## Exercise instructions
Everything in the data should be repeated exactly, save for the images.

-*-*-

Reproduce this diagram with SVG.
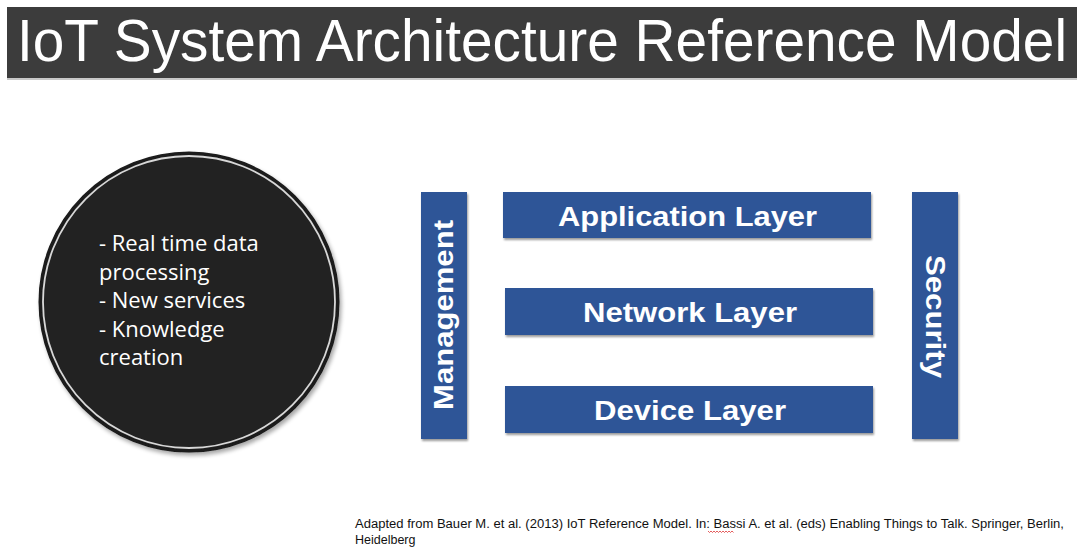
<svg xmlns="http://www.w3.org/2000/svg" width="1077" height="547" viewBox="0 0 1077 547">
<style>
.layer{fill:#2f5597;filter:url(#sh)}
.lt{font-family:"Liberation Sans",Arial,sans-serif;font-weight:bold;font-size:28px;fill:#fff;text-anchor:middle}
.ct{font-family:"Open Sans","Noto Sans",sans-serif;font-size:22px;fill:#fff}
.fn{font-family:"Liberation Sans",Arial,sans-serif;font-size:12.5px;fill:#111}
</style>
<defs>
<filter id="sh" x="-10%" y="-10%" width="130%" height="130%">
<feGaussianBlur in="SourceAlpha" stdDeviation="1.2"/>
<feOffset dx="1" dy="2" result="b"/>
<feComponentTransfer><feFuncA type="linear" slope="0.4"/></feComponentTransfer>
<feMerge><feMergeNode/><feMergeNode in="SourceGraphic"/></feMerge>
</filter>
<filter id="csh" x="-10%" y="-10%" width="125%" height="125%">
<feGaussianBlur in="SourceAlpha" stdDeviation="2"/>
<feOffset dx="2" dy="3" result="b"/>
<feComponentTransfer><feFuncA type="linear" slope="0.35"/></feComponentTransfer>
<feMerge><feMergeNode/><feMergeNode in="SourceGraphic"/></feMerge>
</filter>
</defs>
<rect width="1077" height="547" fill="#fff"/>
<g id="title">
<rect x="7" y="7" width="1070" height="71" fill="#3c3c3c"/>
<rect x="7" y="78" width="1070" height="2" fill="#c8c8c8"/>
<text x="17" y="61" font-family="'Liberation Sans',Arial,sans-serif" font-size="60" fill="#fff" textLength="1050" lengthAdjust="spacingAndGlyphs">IoT System Architecture Reference Model</text>
</g>
<g id="circle">
<circle cx="189" cy="302" r="149" fill="#242424" stroke="#1a1a1a" stroke-width="3" filter="url(#csh)"/>
<circle cx="189" cy="302" r="146" fill="none" stroke="#d8d8d8" stroke-width="1.8"/>
<text class="ct" x="99" y="251">- Real time data</text>
<text class="ct" x="99" y="279.5">processing</text>
<text class="ct" x="99" y="308">- New services</text>
<text class="ct" x="99" y="336.5">- Knowledge</text>
<text class="ct" x="99" y="365">creation</text>
</g>
<g id="management">
<rect class="layer" x="421" y="192" width="46" height="247"/>
<text class="lt" transform="translate(453,315) rotate(-90)" textLength="190" lengthAdjust="spacingAndGlyphs">Management</text>
</g>
<g id="application">
<rect class="layer" x="503" y="192" width="368" height="46"/>
<text class="lt" x="687.5" y="226" textLength="259" lengthAdjust="spacingAndGlyphs">Application Layer</text>
</g>
<g id="network">
<rect class="layer" x="505" y="288" width="368" height="47"/>
<text class="lt" x="690" y="322" textLength="214" lengthAdjust="spacingAndGlyphs">Network Layer</text>
</g>
<g id="device">
<rect class="layer" x="505" y="386" width="368" height="47"/>
<text class="lt" x="690" y="420" textLength="192" lengthAdjust="spacingAndGlyphs">Device Layer</text>
</g>
<g id="security">
<rect class="layer" x="912" y="192" width="46" height="247"/>
<text class="lt" transform="translate(926,316.5) rotate(90)" textLength="123" lengthAdjust="spacingAndGlyphs">Security</text>
</g>
<g id="connectors"></g>
<g id="footnote">
<text class="fn" x="355" y="528" textLength="709" lengthAdjust="spacingAndGlyphs">Adapted from Bauer M. et al. (2013) IoT Reference Model. In: Bassi A. et al. (eds) Enabling Things to Talk. Springer, Berlin,</text>
<text class="fn" x="355" y="544">Heidelberg</text>
<path d="M708 531 l1.5 1.5 l1.5 -1.5 l1.5 1.5 l1.5 -1.5 l1.5 1.5 l1.5 -1.5 l1.5 1.5 l1.5 -1.5 l1.5 1.5 l1.5 -1.5 l1.5 1.5 l1.5 -1.5 l1.5 1.5 l1.5 -1.5 l1.5 1.5 l1.5 -1.5 l1.5 1.5" fill="none" stroke="#d33" stroke-width="0.8"/>
</g>
</svg>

-*-*-

## Result for this task
Reproduce this diagram with SVG.
<svg xmlns="http://www.w3.org/2000/svg" width="1077" height="547" viewBox="0 0 1077 547">
<style>
.layer{fill:#2f5597;filter:url(#sh)}
.lt{font-family:"Liberation Sans",Arial,sans-serif;font-weight:bold;font-size:28px;fill:#fff;text-anchor:middle}
.ct{font-family:"Open Sans","Noto Sans",sans-serif;font-size:22px;fill:#fff}
.fn{font-family:"Liberation Sans",Arial,sans-serif;font-size:12.5px;fill:#111}
</style>
<defs>
<filter id="sh" x="-10%" y="-10%" width="130%" height="130%">
<feGaussianBlur in="SourceAlpha" stdDeviation="1.2"/>
<feOffset dx="1" dy="2" result="b"/>
<feComponentTransfer><feFuncA type="linear" slope="0.4"/></feComponentTransfer>
<feMerge><feMergeNode/><feMergeNode in="SourceGraphic"/></feMerge>
</filter>
<filter id="csh" x="-10%" y="-10%" width="125%" height="125%">
<feGaussianBlur in="SourceAlpha" stdDeviation="2"/>
<feOffset dx="2" dy="3" result="b"/>
<feComponentTransfer><feFuncA type="linear" slope="0.35"/></feComponentTransfer>
<feMerge><feMergeNode/><feMergeNode in="SourceGraphic"/></feMerge>
</filter>
</defs>
<rect width="1077" height="547" fill="#fff"/>
<g id="title">
<rect x="7" y="7" width="1070" height="71" fill="#3c3c3c"/>
<rect x="7" y="78" width="1070" height="2" fill="#c8c8c8"/>
<text x="17" y="61" font-family="'Liberation Sans',Arial,sans-serif" font-size="60" fill="#fff" textLength="1050" lengthAdjust="spacingAndGlyphs">IoT System Architecture Reference Model</text>
</g>
<g id="circle">
<circle cx="189" cy="302" r="149" fill="#242424" stroke="#1a1a1a" stroke-width="3" filter="url(#csh)"/>
<circle cx="189" cy="302" r="146" fill="none" stroke="#d8d8d8" stroke-width="1.8"/>
<text class="ct" x="99" y="251">- Real time data</text>
<text class="ct" x="99" y="279.5">processing</text>
<text class="ct" x="99" y="308">- New services</text>
<text class="ct" x="99" y="336.5">- Knowledge</text>
<text class="ct" x="99" y="365">creation</text>
</g>
<g id="management">
<rect class="layer" x="421" y="192" width="46" height="247"/>
<text class="lt" transform="translate(453,315) rotate(-90)" textLength="190" lengthAdjust="spacingAndGlyphs">Management</text>
</g>
<g id="application">
<rect class="layer" x="503" y="192" width="368" height="46"/>
<text class="lt" x="687.5" y="226" textLength="259" lengthAdjust="spacingAndGlyphs">Application Layer</text>
</g>
<g id="network">
<rect class="layer" x="505" y="288" width="368" height="47"/>
<text class="lt" x="690" y="322" textLength="214" lengthAdjust="spacingAndGlyphs">Network Layer</text>
</g>
<g id="device">
<rect class="layer" x="505" y="386" width="368" height="47"/>
<text class="lt" x="690" y="420" textLength="192" lengthAdjust="spacingAndGlyphs">Device Layer</text>
</g>
<g id="security">
<rect class="layer" x="912" y="192" width="46" height="247"/>
<text class="lt" transform="translate(926,316.5) rotate(90)" textLength="123" lengthAdjust="spacingAndGlyphs">Security</text>
</g>
<g id="connectors"></g>
<g id="footnote">
<text class="fn" x="355" y="528" textLength="709" lengthAdjust="spacingAndGlyphs">Adapted from Bauer M. et al. (2013) IoT Reference Model. In: Bassi A. et al. (eds) Enabling Things to Talk. Springer, Berlin,</text>
<text class="fn" x="355" y="544">Heidelberg</text>
<path d="M708 531 l1.5 1.5 l1.5 -1.5 l1.5 1.5 l1.5 -1.5 l1.5 1.5 l1.5 -1.5 l1.5 1.5 l1.5 -1.5 l1.5 1.5 l1.5 -1.5 l1.5 1.5 l1.5 -1.5 l1.5 1.5 l1.5 -1.5 l1.5 1.5 l1.5 -1.5 l1.5 1.5" fill="none" stroke="#d33" stroke-width="0.8"/>
</g>
</svg>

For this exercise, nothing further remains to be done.